Cluster analysis marketing often relies on this sort of data and without the categorisation that mining provides, it can often be very difficult. Together, these processes form a range of advanced market segmentation practices on the consumer side to find more buyers. It can even have predictive abilities in terms of customer acquisition data analytics and finding desirable behaviours.
Mining procedures can also aid in giving form to unstructured stats from rapid datapoint retrieval. Real-time data collection can put a lot of numbers in your hands. However, making sense of a chunk of it can refine the process as it happens.
In the same vein, creating clusters for data you receive via social media can then help you track more of similar data if need be or allow for predictive analyses.
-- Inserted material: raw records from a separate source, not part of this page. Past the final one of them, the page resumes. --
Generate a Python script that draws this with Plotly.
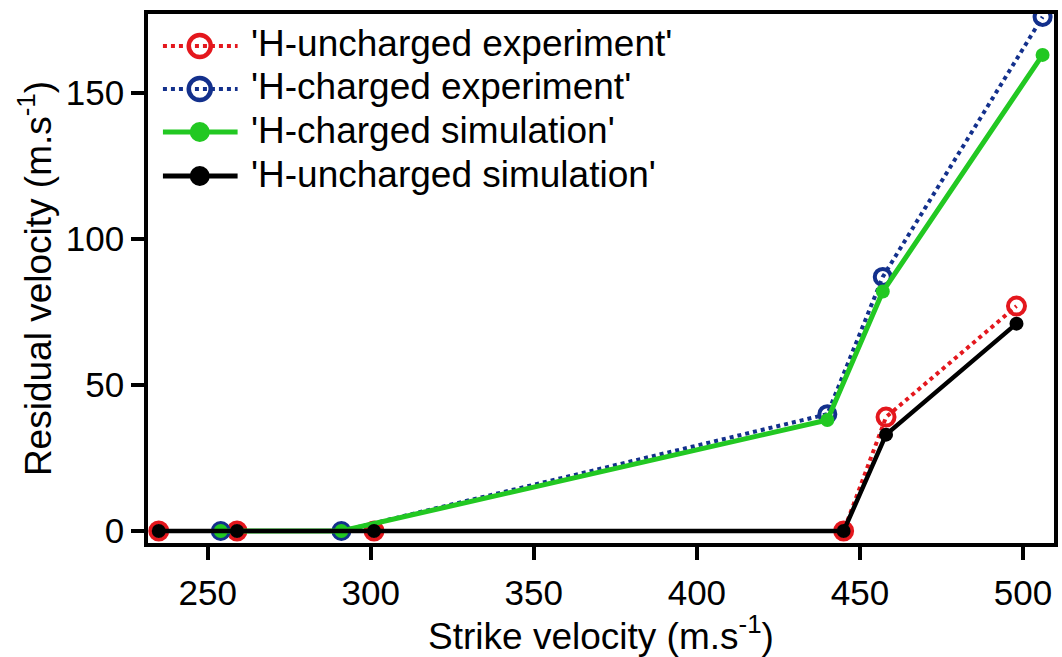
import plotly.graph_objects as go

# Data
unch_exp_x = [235, 259, 301, 445, 458, 498]
unch_exp_y = [0, 0, 0, 0, 39, 77]
ch_exp_x = [254, 291, 440, 457, 506]
ch_exp_y = [0, 0, 40, 87, 176]
ch_sim_x = [254, 291, 440, 457, 506]
ch_sim_y = [0, 0, 38, 82, 163]
unch_sim_x = [235, 259, 301, 445, 458, 498]
unch_sim_y = [0, 0, 0, 0, 33, 71]

series_names = ["'H-uncharged experiment'", "'H-charged experiment'",
                "'H-charged simulation'", "'H-uncharged simulation'"]

RED = "#E4171D"
BLUE = "#13308C"
GREEN = "#22C822"
BLACK = "#000000"
FONT = "Liberation Sans, Arial, sans-serif"

W, H = 1062, 657
ML, MR, MT, MB = 148, 4, 14, 114
PW, PH = W - ML - MR, H - MT - MB

fig = go.Figure()
fig.add_trace(go.Scatter(
    x=unch_exp_x, y=unch_exp_y, name=series_names[0], mode="lines+markers",
    line=dict(color=RED, width=4, dash="dot"),
    marker=dict(symbol="circle-open", size=17, color=RED, line=dict(width=4, color=RED))))
fig.add_trace(go.Scatter(
    x=ch_exp_x, y=ch_exp_y, name=series_names[1], mode="lines+markers",
    line=dict(color=BLUE, width=4, dash="dot"),
    marker=dict(symbol="circle-open", size=16, color=BLUE, line=dict(width=4, color=BLUE))))
fig.add_trace(go.Scatter(
    x=ch_sim_x, y=ch_sim_y, name=series_names[2], mode="lines+markers",
    line=dict(color=GREEN, width=5), marker=dict(symbol="circle", size=14, color=GREEN)))
fig.add_trace(go.Scatter(
    x=unch_sim_x, y=unch_sim_y, name=series_names[3], mode="lines+markers",
    line=dict(color=BLACK, width=4.5), marker=dict(symbol="circle", size=14, color=BLACK)))

# Legend (drawn in paper space, long symbols like the reference)
def px(xp):
    return (xp - ML) / PW

def py(yp):
    return (MT + PH - yp) / PH

legend_style = [
    (RED, "dot", True),
    (BLUE, "dot", True),
    (GREEN, "solid", False),
    (BLACK, "solid", False),
]
row_y = [46, 89, 132, 176]
shapes = []
annotations = []
for (col, dash, is_open), yy, name in zip(legend_style, row_y, series_names):
    lw = 4 if dash == "dot" else 5
    shapes.append(dict(type="line", xref="paper", yref="paper",
                       x0=px(163), x1=px(238), y0=py(yy), y1=py(yy),
                       line=dict(color=col, width=lw, dash=dash)))
    if is_open:
        shapes.append(dict(type="circle", xref="paper", yref="paper",
                           xsizemode="pixel", ysizemode="pixel",
                           xanchor=px(200), yanchor=py(yy), x0=-11, x1=11, y0=-11, y1=11,
                           line=dict(color=col, width=4.5), fillcolor="rgba(0,0,0,0)"))
    else:
        shapes.append(dict(type="circle", xref="paper", yref="paper",
                           xsizemode="pixel", ysizemode="pixel",
                           xanchor=px(200), yanchor=py(yy), x0=-10, x1=10, y0=-10, y1=10,
                           line=dict(color=col, width=0), fillcolor=col))
    annotations.append(dict(text=name, xref="paper", yref="paper", x=px(249), y=py(yy - 2),
                            xanchor="left", yanchor="middle", showarrow=False,
                            font=dict(family=FONT, size=37, color="black")))

axis_common = dict(
    showline=True, linecolor="black", linewidth=3.5, mirror=True,
    ticks="outside", ticklen=13, tickwidth=3.5, tickcolor="black",
    showgrid=False, zeroline=False,
    tickfont=dict(family=FONT, size=35, color="black"),
)

fig.update_layout(
    width=W, height=H,
    margin=dict(l=ML, r=MR, t=MT, b=MB),
    paper_bgcolor="white", plot_bgcolor="white",
    font=dict(family=FONT, size=35, color="black"),
    xaxis=dict(range=[231.7, 509.5], tickvals=[250, 300, 350, 400, 450, 500],
               ticklabelstandoff=3,
               title=dict(text="Strike velocity (m.s<sup>-1</sup>)", font=dict(family=FONT, size=37), standoff=0),
               **axis_common),
    yaxis=dict(range=[-4.1, 177], tickvals=[0, 50, 100, 150],
               title=dict(text="Residual velocity (m.s<sup>-1</sup>)", font=dict(family=FONT, size=37), standoff=4),
               **axis_common),
    showlegend=False,
    shapes=shapes,
    annotations=annotations,
)

fig.write_html("out.html")
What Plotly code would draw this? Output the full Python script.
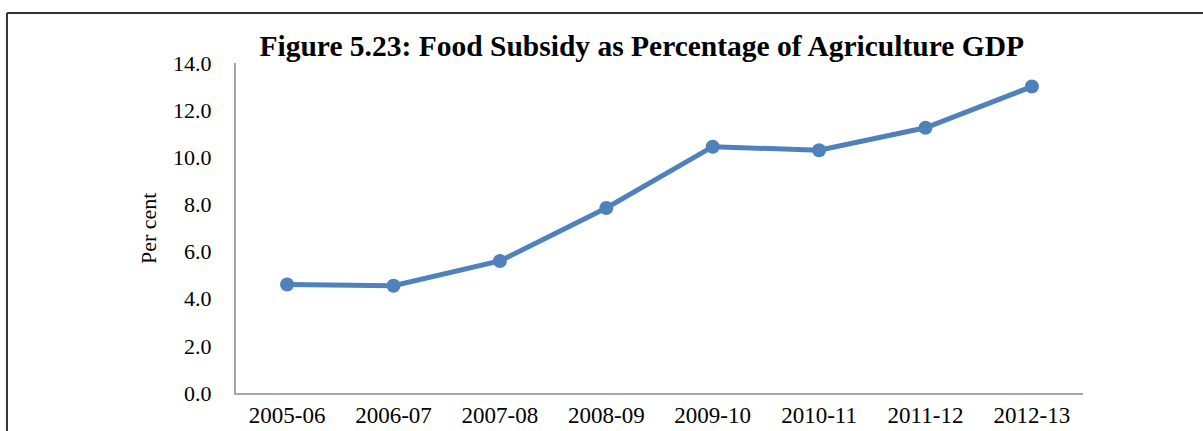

This can be preferable to receiving random data if you’re looking for specific variables, target groups, or behaviours.
Business intelligence testing is another way to make use of these methods. Data mining is the first step to testing hypotheses about your competition and setting up “war games” to define best practices against competitor activity or creating effective buyer personas.
Data Collection Solutions
Here are some programs for data processing and a brief summary of which areas they excel at:
DataMelt is useful for crunching numbers. It offers programs for mathematics, statistics, calculations, data analysis, and visualisation. ELKI framework, meanwhile, focuses more on algorithms, offering great systems for cluster analysis. ELKI is also more user-friendly for researchers, students, and business organisations.
Orange data mining helps organizations do simple data analysis and use top visualization and graphics. Great for creating heat maps, hierarchical clustering, decision trees. Rattle GUI works on statistical and visual summaries of data, prepares it for modelling, and then utilises machine learning operations to present the information.